Het dilemma van de derde persoon
Daar zit ook nog een ander aspect aan. De facto betekent de vrijheid van meningsuiting dat een individu niet vervolgd kan worden om uitspraken die hij doet, en dat de staat hem zou moeten beschermen tegen wandaden die volgen als reactie op zijn uitspraken. Dat is goed. Maar zo’n wet heeft ook grenzen. Waar de vrijheid van meningsuiting geen oog voor heeft, zijn derden. Derden zijn onschuldige burgers, die nergens iets mee te maken hebben, maar die te maken kunnen krijgen met de ongerichte woede van anderen die hen met de onwelgevallige mening associeren. In dit geval: westerse burgers in de Arabische wereld. Journalisten. Diplomaten. Expats.

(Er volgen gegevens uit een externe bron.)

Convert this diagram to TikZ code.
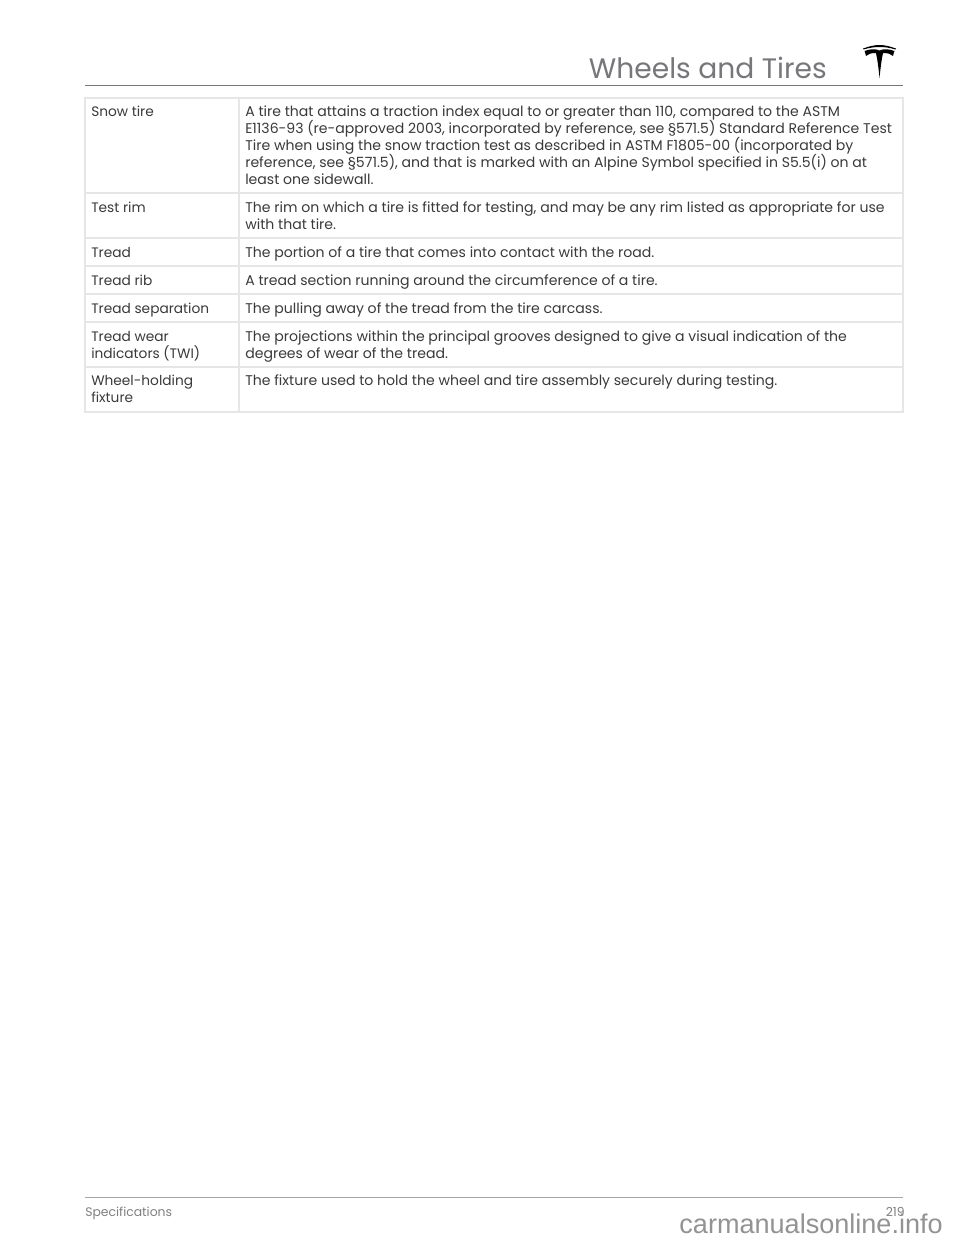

Het is natuurlijk prima dat mensen zelf geen consequentie mogen ondervinden van de door hen geuite mening, maar hoe zit dat eigenlijk met anderen? En moet je dat niet meewegen als je nadenkt over wat je al dan niet naar buiten gaat brengen? Maakt dat het niet ook een stuk begrijpelijker dat internationale leiders zich geroepen voelen om zich distantiëren van zo’n film en de wereld blijk geven van hun zorg? Met andere woorden: hoe ver mag je – ethisch gezien – gaan in het verdedigen van de vrijheid van meningsuiting als je daardoor een vuurtje opstookt waar anderen dan jijzelf het slachtoffer van kunnen worden?

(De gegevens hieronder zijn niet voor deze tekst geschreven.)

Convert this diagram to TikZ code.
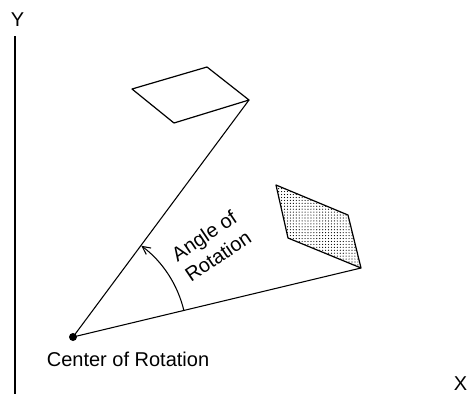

Principieel blijven, vanuit je leunstoel in het Vrije Westen, is ontzettend makkelijk, maar je kan niet ontkennen dat hier een moeilijk – en misschien wel onoplosbaar – dilemma ligt: jezelf muilkorven betekent toegeven aan druk van extremisten, en waar houdt het dan op, maar principieel en expliciet de hakken in het zand zetten betekent, simpelweg, dat je het leven van anderen in gevaar brengt. Wat mij zorgen baart, is dat we zo geïndoctrineerd zijn door het frame van de extremisten, dat we ons heel druk maken over het muilkorven, maar niet over de andere kant van de medaille. Waar is het zo mis gegaan, in het debat, dat we wel oog hebben voor principes, maar niet voor mensenlevens? Heeft Al Qaeida dan toch gewoon gewonnen?